Rates for city water and sewer may go up
City commissioners will hold a public hearing soon regarding the double-digit rate hikes that have been requested by the water and sewer departments.
The city’s water supply system has asked for an increase of nearly $4.6 million, or 11.8 percent above the current revenue the department generates. The sewage disposal system has asked for a 14.8 percent increase or almost $6.7 million.
“Revenue requirements for both have increased,” said Linda Wagenmaker, a financial analyst with the city.
“For Grand Rapids residents, the charge is 12.9 percent,” she added.

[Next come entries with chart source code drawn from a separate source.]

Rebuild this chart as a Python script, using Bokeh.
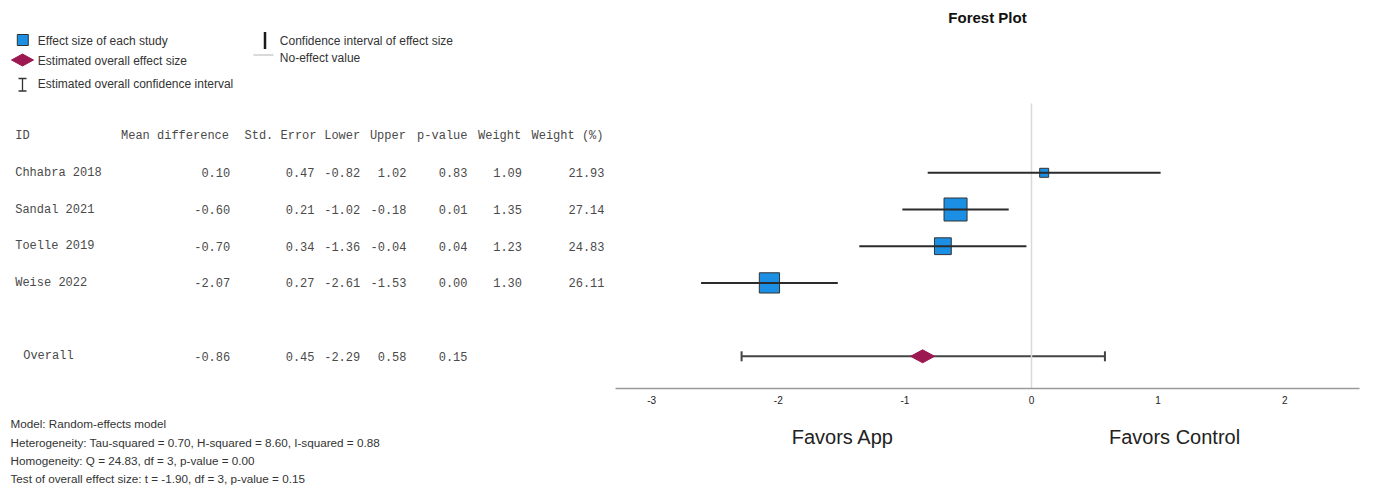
from bokeh.plotting import figure
from bokeh.models import Range1d, LinearAxis, FixedTicker, Whisker, ColumnDataSource, TeeHead
from bokeh.embed import file_html
from bokeh.resources import INLINE
from bokeh.core.properties import value

# ---------------- data ----------------
studies = ["Chhabra 2018", "Sandal 2021", "Toelle 2019", "Weise 2022"]
mean_diff = [0.10, -0.60, -0.70, -2.07]
std_err = [0.47, 0.21, 0.34, 0.27]
lower = [-0.82, -1.02, -1.36, -2.61]
upper = [1.02, -0.18, -0.04, -1.53]
p_value = [0.83, 0.01, 0.04, 0.00]
weight = [1.09, 1.35, 1.23, 1.30]
weight_pct = [21.93, 27.14, 24.83, 26.11]

overall_label = "Overall"
overall_mean = -0.86
overall_se = 0.45
overall_lower = -2.29
overall_upper = 0.58
overall_p = 0.15

header_labels = ["Mean difference", "Std. Error", "Lower", "Upper", "p-value", "Weight", "Weight (%)"]
x_ticks = [-3, -2, -1, 0, 1, 2]
favor_labels = ["Favors App", "Favors Control"]

legend_labels = ["Effect size of each study", "Estimated overall effect size",
                 "Estimated overall confidence interval",
                 "Confidence interval of effect size", "No-effect value"]
footer_lines = [
    "Model: Random-effects model",
    "Heterogeneity: Tau-squared = 0.70, H-squared = 8.60, I-squared = 0.88",
    "Homogeneity: Q = 24.83, df = 3, p-value = 0.00",
    "Test of overall effect size: t = -1.90, df = 3, p-value = 0.15",
]

# ---------------- layout constants ----------------
W, H = 1378, 486
BLUE = "#1a8fe3"
MAROON = "#9c1850"
XU = 126.6          # pixels per effect-size unit
X0 = 1031           # pixel position of zero
ROW0 = 172.3        # pixel position of first study row
STEP = 36.7         # pixels per row
OVERALL_IDX = 5
AX_LO = (615 - X0) / XU
AX_HI = (1359 - X0) / XU
AX_Y = (388 - ROW0) / STEP
SANS = value("Liberation Sans")
MONO = value("Liberation Mono")

p = figure(width=W, height=H,
           x_range=Range1d(-X0 / XU, (W - X0) / XU),
           y_range=Range1d((H - ROW0) / STEP, -ROW0 / STEP),
           output_backend="svg", toolbar_location=None, x_axis_type=None, y_axis_type=None,
           min_border=0, min_border_left=0, min_border_right=0, min_border_top=0, min_border_bottom=0)
p.outline_line_color = None
p.extra_x_ranges = {"px": Range1d(0, W)}
p.extra_y_ranges = {"py": Range1d(H, 0)}
PX = dict(x_range_name="px", y_range_name="py")

# ================= legend =================
p.scatter([22.3], [39.5], marker="square", size=11, fill_color=BLUE, line_color="#333333", line_width=1, **PX)
p.patch([11, 22, 33, 22], [59.5, 53.5, 59.5, 65.5], fill_color=MAROON, line_color=MAROON, **PX)
p.segment([22, 18, 18], [78, 78, 90.5], [22, 26, 26], [90.5, 78, 90.5], line_color="#333333", line_width=1.3, **PX)
p.segment([264.5], [31.5], [264.5], [48.5], line_color="#1a1a1a", line_width=2.5, **PX)
p.segment([253], [54.5], [273], [54.5], line_color="#cccccc", line_width=1.5, **PX)
p.text([37.3, 37.3, 37.3, 279.3, 279.3], [40, 60, 83.5, 40, 57.3], text=legend_labels,
       text_font=SANS, text_font_size="12px", text_color="#333333",
       text_align="left", text_baseline="middle", **PX)

# ================= table =================
header_y = 135
col_hdr_right = [228.5, 316, 359.7, 405.4, 467, 520.7, 603]
col_val_right = [229.7, 314, 359.7, 406, 467, 521.5, 604]
tbl = dict(text_font=MONO, text_font_size="12px", text_color="#4a4a4a", text_baseline="middle", **PX)
p.text([14.7], [header_y], text=["ID"], text_align="left", **tbl)
p.text(col_hdr_right, [header_y] * len(header_labels), text=header_labels, text_align="right", **tbl)

row_y = [ROW0 + STEP * i for i in range(len(studies))]
p.text([14.7] * len(studies), row_y, text=studies, text_align="left", **tbl)
columns = [mean_diff, std_err, lower, upper, p_value, weight, weight_pct]
for cx, col in zip(col_val_right, columns):
    p.text([cx] * len(col), row_y, text=[f"{v:.2f}" for v in col], text_align="right", **tbl)

ov_y = ROW0 + STEP * OVERALL_IDX
p.text([22.7], [ov_y], text=[overall_label], text_align="left", **tbl)
ov_vals = [overall_mean, overall_se, overall_lower, overall_upper, overall_p]
p.text(col_val_right[:5], [ov_y] * 5, text=[f"{v:.2f}" for v in ov_vals], text_align="right", **tbl)

# ================= footer =================
p.text([10] * 4, [422.5, 441.5, 460, 477.5], text=footer_lines, text_font=SANS, text_font_size="11.7px",
       text_color="#333333", text_align="left", text_baseline="middle", **PX)

# ================= forest plot =================
ax = LinearAxis(ticker=FixedTicker(ticks=x_ticks), fixed_location=AX_Y, bounds=(AX_LO, AX_HI),
                major_label_overrides={t: str(t) for t in x_ticks},
                axis_line_color="#9a9a9a", axis_line_width=1.5,
                major_tick_line_color=None, minor_tick_line_color=None,
                major_tick_out=0, major_tick_in=0, minor_tick_out=0, minor_tick_in=0,
                major_label_text_font="Liberation Sans", major_label_text_font_size="10px",
                major_label_text_color="#222222", major_label_standoff=7)
p.add_layout(ax, "below")

favor_x = [-1.49, 1.13]
ax2 = LinearAxis(ticker=FixedTicker(ticks=favor_x), fixed_location=AX_Y, bounds=(AX_LO, AX_HI),
                 major_label_overrides=dict(zip(favor_x, favor_labels)),
                 axis_line_color=None, major_tick_line_color=None, minor_tick_line_color=None,
                 major_tick_out=0, major_tick_in=0, minor_tick_out=0, minor_tick_in=0,
                 major_label_text_font="Liberation Sans", major_label_text_font_size="20px",
                 major_label_text_color="#222222", major_label_standoff=37)
p.add_layout(ax2, "below")

# no-effect line
p.segment([0], [(103 - ROW0) / STEP], [0], [AX_Y], line_color="#d9d9d9", line_width=1.5)

idx = list(range(len(studies)))
sizes = [9 + 2.69 * (w - min(weight_pct)) for w in weight_pct]
p.scatter(mean_diff, idx, marker="square", size=sizes, fill_color=BLUE, line_color="#333333", line_width=1)
p.segment(lower, idx, upper, idx, line_color="#2b2b2b", line_width=2)

osrc = ColumnDataSource(dict(y=[OVERALL_IDX], lower=[overall_lower], upper=[overall_upper]))
p.add_layout(Whisker(source=osrc, base="y", lower="lower", upper="upper", dimension="width",
                     line_color="#444444", line_width=2,
                     upper_head=TeeHead(size=10, line_color="#444444", line_width=2),
                     lower_head=TeeHead(size=10, line_color="#444444", line_width=2)))
dx, dy = 12 / XU, 6.5 / STEP
p.patch([overall_mean - dx, overall_mean, overall_mean + dx, overall_mean],
        [OVERALL_IDX, OVERALL_IDX - dy, OVERALL_IDX, OVERALL_IDX + dy],
        fill_color=MAROON, line_color=MAROON)

p.text([(AX_LO + AX_HI) / 2], [(17 - ROW0) / STEP], text=["Forest Plot"], text_font=SANS,
       text_font_size="15px", text_font_style="bold", text_color="#111111",
       text_align="center", text_baseline="middle")

open("out.html", "w").write(file_html(p, INLINE))
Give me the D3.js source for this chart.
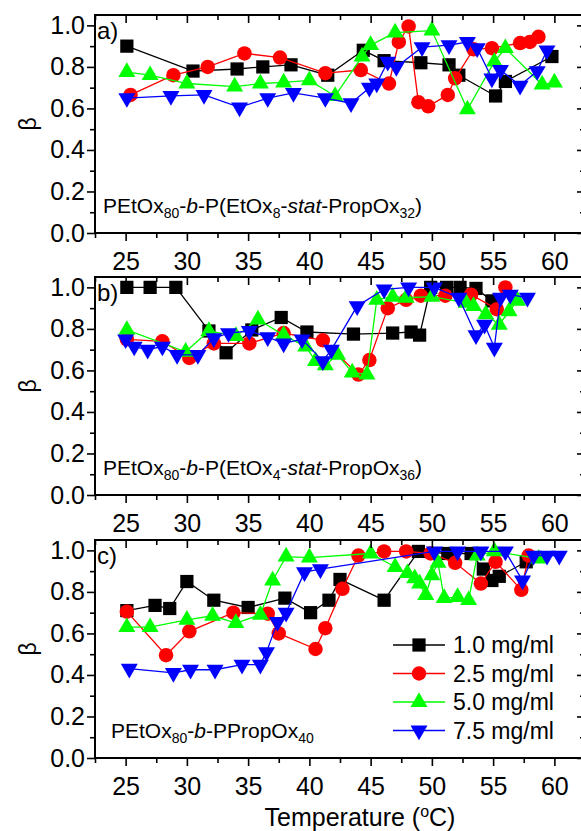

Wagenmaker told commissioners the increases are needed because expenses were up and budget cuts can’t make up the difference. She also said there was less private development last year so new customers were down from previous years, and the rainy summer lowered the use of city water for lawns and gardens.
But 1st Ward Commissioner James Jendrasiak said raising rates would be a disincentive to city customers because high costs would encourage them to use even less water, a move that could perpetuate the current problem.
Mayor George Heartwell said the city has encouraged its customers to conserve water, and the lower use is likely a partial result of that campaign.
“Sounds to me like we have to have some more conversations on whether we want people to conserve or not,” said 2nd Ward Commissioner David LaGrand.
First Ward Commissioner Walt Gutowski suggested that maybe the city should consider changing the current rate structure to a tiered system, which would have charges go up as water use does to promote conservation.
“We’ll have two more opportunities to talk about this,” said Heartwell.
The public hearing will be held Dec. 1. The commission is scheduled to vote on the rate increases Dec. 15.